An FCC spokesperson confirmed no license transfers are involved in the deal; thet would have triggered an FCC review, though the merger will still need to pass muster with antitrust regulators, either the Federal Trade Commission or, more likely, the Department of Justice, which conducts Hart Scott Rodino antitrust reviews of all deals valued at more than $75 million.
"In light of Verizon's efforts to collect data on customers with its 'Supercookie' for advertising, this raises some significant privacy and competition concerns," said Harold Feld, senior vice president at policy advocate Public Knowledge.
In addition to being a content creator, AOL is a major player in the online advertising market, Feld noted,adding "Until the FCC resolves the question of how to apply the telecommunications customer privacy rules to broadband, there is a real danger that Verizon will share customer data collected from its mobile data and FIOS subscribers."
Free Press was quick to argue Verizon could better spend the money elsewhere.

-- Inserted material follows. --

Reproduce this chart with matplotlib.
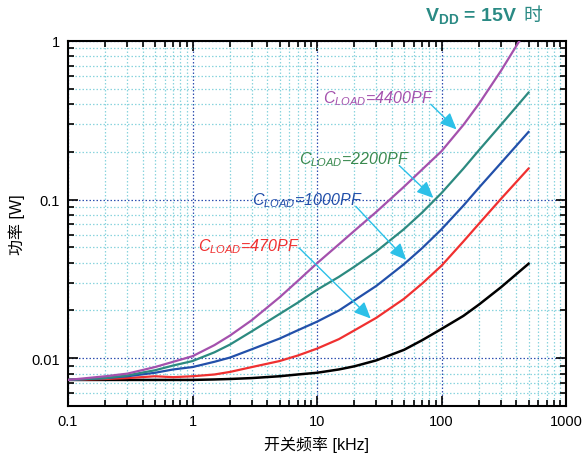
import matplotlib
matplotlib.use("Agg")
import matplotlib.pyplot as plt
from matplotlib.ticker import LogLocator, NullFormatter, FixedLocator, FixedFormatter

plt.rcParams['font.family'] = ['Liberation Sans', 'Noto Sans CJK SC', 'DejaVu Sans']
plt.rcParams['mathtext.fontset'] = 'custom'
plt.rcParams['mathtext.rm'] = 'Liberation Sans'
plt.rcParams['mathtext.it'] = 'Liberation Sans:italic'
plt.rcParams['mathtext.bf'] = 'Liberation Sans:bold'

# switching frequency [kHz] and power [W]
freq = [0.1, 0.2, 0.3, 0.5, 0.7, 1, 1.5, 2, 3, 5, 7, 10, 15, 20, 30, 50, 70, 100, 150, 200, 300, 500]
p_4400 = [0.0073, 0.0077, 0.0080, 0.0088, 0.0095, 0.0103, 0.0121, 0.0139, 0.0174, 0.0242, 0.0307,
          0.0397, 0.0523, 0.0637, 0.0838, 0.1206, 0.155, 0.202, 0.296, 0.402, 0.648, 1.24]
p_2200 = [0.0073, 0.0075, 0.0078, 0.0084, 0.0090, 0.0096, 0.0109, 0.0122, 0.0148, 0.0190, 0.0224,
          0.0270, 0.0326, 0.0378, 0.0472, 0.0652, 0.083, 0.110, 0.157, 0.205, 0.296, 0.473]
p_1000 = [0.0073, 0.0075, 0.0077, 0.0081, 0.0085, 0.0088, 0.0095, 0.0101, 0.0114, 0.0133, 0.0150,
          0.0170, 0.0200, 0.0232, 0.0286, 0.0392, 0.0495, 0.0650, 0.0917, 0.119, 0.170, 0.267]
p_470 = [0.0073, 0.0074, 0.0075, 0.0077, 0.0076, 0.0077, 0.0079, 0.0082, 0.0088, 0.0096, 0.0104,
         0.0115, 0.0132, 0.0150, 0.0180, 0.0237, 0.0296, 0.0383, 0.0545, 0.0705, 0.101, 0.157]
p_0 = [0.0073, 0.0073, 0.0073, 0.0073, 0.0073, 0.0073, 0.00735, 0.0074, 0.0075, 0.0077, 0.0079,
       0.0081, 0.0085, 0.0089, 0.0097, 0.0113, 0.0130, 0.0153, 0.0185, 0.0218, 0.0280, 0.0394]

x_ticks = [0.1, 1, 10, 100, 1000]
x_ticklabels = ["0.1", "1", "10", "100", "1000"]
y_ticks = [0.01, 0.1, 1]
y_ticklabels = ["0.01", "0.1", "1"]

labels = ["4400PF", "2200PF", "1000PF", "470PF"]
label_text_pos = [(11.2, 0.442), (7.2, 0.182), (3.02, 0.100), (1.11, 0.0512)]
arrow_start = [(82, 0.399), (45.8, 0.164), (20.5, 0.0907), (7.2, 0.0495)]
arrow_tip = [(132, 0.277), (86, 0.1025), (52, 0.0417), (27, 0.0178)]

c_purple = '#a451ad'
c_teal = '#2c8a80'
c_blue = '#2250aa'
c_red = '#f03030'
c_label_green = '#3a8a50'
c_arrow = '#2cc0e8'
c_title = '#2a8a84'

fig = plt.figure(figsize=(5.82, 4.56), dpi=100)
ax = fig.add_axes([68/582, 1-407/456, (566-68)/582, (407-42)/456])
ax.set_xscale('log')
ax.set_yscale('log')
ax.set_xlim(0.1, 1000)
ax.set_ylim(0.005, 1)

ax.plot(freq, p_0, color='black', lw=1.8, zorder=3)
ax.plot(freq, p_470, color=c_red, lw=1.6, zorder=3)
ax.plot(freq, p_1000, color=c_blue, lw=1.6, zorder=3)
ax.plot(freq, p_2200, color=c_teal, lw=1.6, zorder=3)
ax.plot(freq, p_4400, color=c_purple, lw=1.6, zorder=3)

ax.xaxis.set_major_locator(FixedLocator(x_ticks))
ax.xaxis.set_major_formatter(FixedFormatter(x_ticklabels))
ax.yaxis.set_major_locator(FixedLocator(y_ticks))
ax.yaxis.set_major_formatter(FixedFormatter(y_ticklabels))
ax.xaxis.set_minor_locator(LogLocator(base=10, subs=range(2, 10), numticks=20))
ax.yaxis.set_minor_locator(LogLocator(base=10, subs=range(2, 10), numticks=20))
ax.xaxis.set_minor_formatter(NullFormatter())
ax.yaxis.set_minor_formatter(NullFormatter())

ax.grid(which='minor', color='#8ad4de', linestyle=(0, (1.2, 1.6)), lw=0.9, zorder=0)
ax.grid(which='major', color='#3050b0', linestyle=(0, (1.2, 1.6)), lw=0.9, zorder=0)

ax.tick_params(which='both', direction='in', top=True, right=True, labelsize=10.5, width=1.2, pad=6)
ax.tick_params(which='major', length=7)
ax.tick_params(which='minor', length=4)
for s in ax.spines.values():
    s.set_linewidth(1.5)

label_colors = [c_purple, c_label_green, c_blue, c_red]
for lab, tp, st, tip, col in zip(labels, label_text_pos, arrow_start, arrow_tip, label_colors):
    ax.text(tp[0], tp[1], r'$C_{LOAD}$=' + lab, color=col, fontsize=11.5, style='italic',
            va='center', ha='left', zorder=5)
    ax.annotate('', xy=tip, xytext=st,
                arrowprops=dict(arrowstyle='-|>,head_length=1.0,head_width=0.45',
                                color=c_arrow, lw=1.0, shrinkA=0, shrinkB=0), zorder=5)

ax.set_xlabel('开关频率 [kHz]', fontsize=11.5, labelpad=5)
ax.set_ylabel('功率 [W]', fontsize=11.5, labelpad=4)

t1 = fig.text(425/582, 1-21/456, r'V$_{\mathbf{DD}}$ = 15V', color=c_title, fontsize=14,
              fontweight='bold', ha='left', va='baseline')
fig.canvas.draw()
bb = t1.get_window_extent()
fig.text((bb.x1 + 6)/fig.bbox.width, 1-21/456, '时', color=c_title, fontsize=13.5,
         family=['Noto Sans CJK SC'], ha='left', va='baseline')

fig.savefig('out.png', dpi=100)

"Verizon's acquisition of AOL is yet another example of how Wall Street's short-term mindset shortchanges competition and investment in American infrastructure," Free Press research director Derek Turner said. "For the price it's paying for AOL, Verizon could deploy its FiOS broadband service across the rest of its service area, bringing much needed services and competition to communities like Baltimore, Boston and Buffalo [N.Y.]. Instead, the company is spending a fortune to step outside of its core competency into the content production market, where it has already shown a willingness to censor news coverage. It's hard to see how this transaction is good for anyone but a few brokers and lawyers."